(1.) THIS is a Defendant's appeal arising out of a suit for the recovery of Rs. 1762/10/9. It was alleged by the Plaintiff that his father advanced to the Defendant a loan of Rs. 400/ - on 21st December, 1950 and another loan of Rs. 499/12/ - on 10th December 1952. It was said that on 11th June 1953 the Defendant acknowledged in writing that a sum of Rs. 637/8/ - was due from him under the first loan and a sum of Rs. 660/ - under the 2nd. The suit was filed on 2nd June 1956. The defence was a denial of the loan and also of the fact that the acknowledgement relied upon by the Plaintiff was in the writing of the Defendant. It was also pleaded that the acknowledgment was unstamped and was, therefore, inadmissible in evidence. The trial court dismissed the suit with the findings that no loan had been advanced by the Plaintiff's father to the Defendant nor had the Defendant acknowledged that any sum was due from him. The acknowledgment of 11th Jane 1953 was also held by the trial court as inadmissible in evidence. The Plaintiff preferred an appeal against the dismissal of his suit by the trial court and the lower appellate court allowed the appeal, reversed the decision of the trial court and decreed the suit. The lower appellate court found that the two loans alleged by the Plaintiff had really been advanced to the Defendant, that the acknowledgment relied upon by the Plaintiff was in the writing of the Defendant, and that it was admissible in evidence. The Defendant has come in appeal to this Court.
(2.) THE only question raised before me by Mr. K.M. Dayal, learned Counsel for the Defendant -Appellant, is that as the acknowledgment in question was not stamped it was inadmissible in evidence. The point to be considered is whether Section 36 of the Stamp Act now precludes the Appellant from questioning the admissibility of the acknowledgment.
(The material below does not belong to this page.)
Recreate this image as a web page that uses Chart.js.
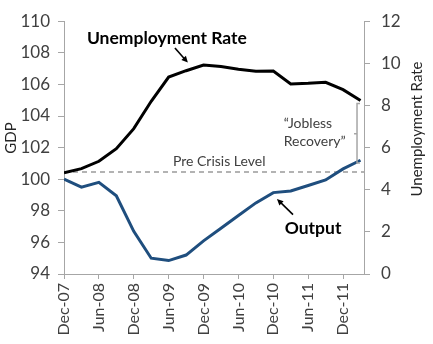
<!DOCTYPE html>
<html>
<head>
<meta charset="utf-8">
<script src="https://cdn.jsdelivr.net/npm/chart.js@4.4.1/dist/chart.umd.min.js"></script>
<style>
  html, body { margin: 0; padding: 0; background: #fff; }
  #wrap { width: 433px; height: 344px; position: relative; }
</style>
</head>
<body>
<div id="wrap"><canvas id="gdpChart"></canvas></div>
<script>
// quarterly data, Dec-07 .. Mar-12
const quarters = ['Dec-07', 'Mar-08', 'Jun-08', 'Sep-08', 'Dec-08', 'Mar-09', 'Jun-09', 'Sep-09', 'Dec-09',
                  'Mar-10', 'Jun-10', 'Sep-10', 'Dec-10', 'Mar-11', 'Jun-11', 'Sep-11', 'Dec-11', 'Mar-12'];
const gdpOutput = [100.0, 99.5, 99.8, 98.95, 96.7, 95.0, 94.85, 95.2, 96.1, 96.9, 97.7, 98.5, 99.15, 99.25, 99.6, 99.95, 100.65, 101.2];
const unemploymentRate = [4.8, 5.0, 5.35, 5.95, 6.9, 8.2, 9.35, 9.65, 9.92, 9.85, 9.72, 9.62, 9.63, 9.02, 9.05, 9.1, 8.75, 8.24];
const preCrisisLevel = 100.45;

const gdpTicks = { min: 94, max: 110, step: 2 };
const rateTicks = { min: 0, max: 12, step: 2 };

const FONT = 'Lato, "Open Sans", sans-serif';
const axisColor = '#a6a6a6';
const labelColor = '#404040';

const toPoints = arr => arr.map((v, i) => ({ x: i, y: v }));

function drawArrow(ctx, x1, y1, x2, y2) {
    const ang = Math.atan2(y2 - y1, x2 - x1);
    const head = 7;
    ctx.beginPath();
    ctx.moveTo(x1, y1);
    ctx.lineTo(x2 - Math.cos(ang) * head * 0.6, y2 - Math.sin(ang) * head * 0.6);
    ctx.stroke();
    ctx.beginPath();
    ctx.moveTo(x2, y2);
    ctx.lineTo(x2 - head * Math.cos(ang - 0.45), y2 - head * Math.sin(ang - 0.45));
    ctx.lineTo(x2 - head * Math.cos(ang + 0.45), y2 - head * Math.sin(ang + 0.45));
    ctx.closePath();
    ctx.fill();
}

// text, arrows, bracket and axis titles
const annotations = {
    id: 'annotations',
    afterDraw(chart) {
        const { ctx, scales: { x, y } } = chart;
        const px = v => x.getPixelForValue(v);
        const py = v => y.getPixelForValue(v);
        ctx.save();

        // labels on the lines
        ctx.fillStyle = '#000';
        ctx.strokeStyle = '#000';
        ctx.lineWidth = 1.6;
        ctx.textAlign = 'center';
        ctx.textBaseline = 'middle';
        ctx.font = `bold 17.5px ${FONT}`;
        ctx.fillText('Unemployment Rate', px(5.9), py(108.92));
        drawArrow(ctx, px(6.36), py(108.3), px(7.1), py(107.38));
        ctx.fillText('Output', px(14.28), py(96.9));
        drawArrow(ctx, px(13.13), py(97.76), px(12.21), py(98.75));

        // pre crisis level
        ctx.fillStyle = labelColor;
        ctx.font = `14px ${FONT}`;
        ctx.fillText('Pre Crisis Level', px(8.9), py(101.15));

        // jobless recovery
        ctx.textAlign = 'left';
        ctx.font = `14px ${FONT}`;
        ctx.fillText('\u201CJobless', px(12.6), py(103.5));
        ctx.fillText('Recovery\u201D', px(12.6), py(102.4));

        // bracket
        const bx = px(16.8);
        const top = py(104.79), mid = py(102.88), bot = py(101.03);
        ctx.strokeStyle = '#a6a6a6';
        ctx.lineWidth = 1.5;
        ctx.beginPath();
        ctx.moveTo(bx + 3, top); ctx.lineTo(bx, top); ctx.lineTo(bx, bot); ctx.lineTo(bx + 3, bot);
        ctx.moveTo(bx - 3, mid); ctx.lineTo(bx, mid);
        ctx.stroke();

        // axis titles
        ctx.fillStyle = '#262626';
        ctx.textAlign = 'center';
        ctx.font = `15px ${FONT}`;
        ctx.translate(11, 138);
        ctx.rotate(-Math.PI / 2);
        ctx.fillText('GDP', 0, 0);
        ctx.setTransform(1, 0, 0, 1, 0, 0);
        ctx.translate(417, 129);
        ctx.rotate(-Math.PI / 2);
        ctx.fillText('Unemployment Rate', 0, 0);
        ctx.restore();
    }
};

const ctx = document.getElementById('gdpChart').getContext('2d');
new Chart(ctx, {
    type: 'line',
    data: {
        datasets: [
            {
                label: 'Unemployment Rate',
                data: toPoints(unemploymentRate),
                yAxisID: 'y1',
                borderColor: '#000000',
                borderWidth: 3,
                pointRadius: 0,
                tension: 0,
                order: 1
            },
            {
                label: 'Output',
                data: toPoints(gdpOutput),
                yAxisID: 'y',
                borderColor: '#1f4e7e',
                borderWidth: 3,
                pointRadius: 0,
                tension: 0,
                order: 2
            },
            {
                label: 'Pre Crisis Level',
                data: [{ x: 0, y: preCrisisLevel }, { x: 17.2, y: preCrisisLevel }],
                yAxisID: 'y',
                borderColor: '#9a9a9a',
                borderWidth: 1.5,
                borderDash: [5, 4],
                pointRadius: 0,
                order: 3
            }
        ]
    },
    options: {
        responsive: true,
        maintainAspectRatio: false,
        animation: false,
        layout: { padding: { top: 14, left: 0, right: 0, bottom: 0 } },
        plugins: { legend: { display: false }, tooltip: { enabled: false } },
        scales: {
            x: {
                type: 'linear',
                min: 0,
                max: 17.2,
                afterFit: s => { s.height = 70; },
                grid: { drawOnChartArea: false, tickLength: 5, color: axisColor },
                border: { color: axisColor },
                ticks: {
                    stepSize: 2,
                    includeBounds: false,
                    autoSkip: false,
                    minRotation: 90,
                    maxRotation: 90,
                    padding: 4,
                    color: labelColor,
                    font: { family: FONT, size: 16 },
                    callback: v => Number.isInteger(v) ? quarters[v] : ''
                }
            },
            y: {
                position: 'left',
                min: gdpTicks.min,
                max: gdpTicks.max,
                afterFit: s => { s.width = 64; },
                grid: { drawOnChartArea: false, tickLength: 6, color: axisColor },
                border: { color: axisColor },
                ticks: { stepSize: gdpTicks.step, padding: 8, color: labelColor, font: { family: FONT, size: 17 } }
            },
            y1: {
                position: 'right',
                min: rateTicks.min,
                max: rateTicks.max,
                afterFit: s => { s.width = 69; },
                grid: { drawOnChartArea: false, tickLength: 6, color: axisColor },
                border: { color: axisColor },
                ticks: { stepSize: rateTicks.step, padding: 11, color: labelColor, font: { family: FONT, size: 17 } }
            }
        }
    },
    plugins: [annotations]
});
</script>
</body>
</html>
(3.) SECTION 36 of the Stamp Act is not limited in its application to those cases only in which an instrument has been admitted in evidence by the trial court. The words used in the section are very wide in their scope and they do not limit its application to cases in which an instrument is accepted in evidence by the trial court. The admission in evidence of an instrument by an appellate court is as much a bar to a subsequent objection to its admissibility as its admission in evidence by the trial court. I may here refer to Ramasami Ghetti v. Ratnasami Ghetti and another [1] (ILR 5 Mad 220) and Brij Raj Saran and Anr. v. Joti Parshad [2] (AIR 1923 Lah 657).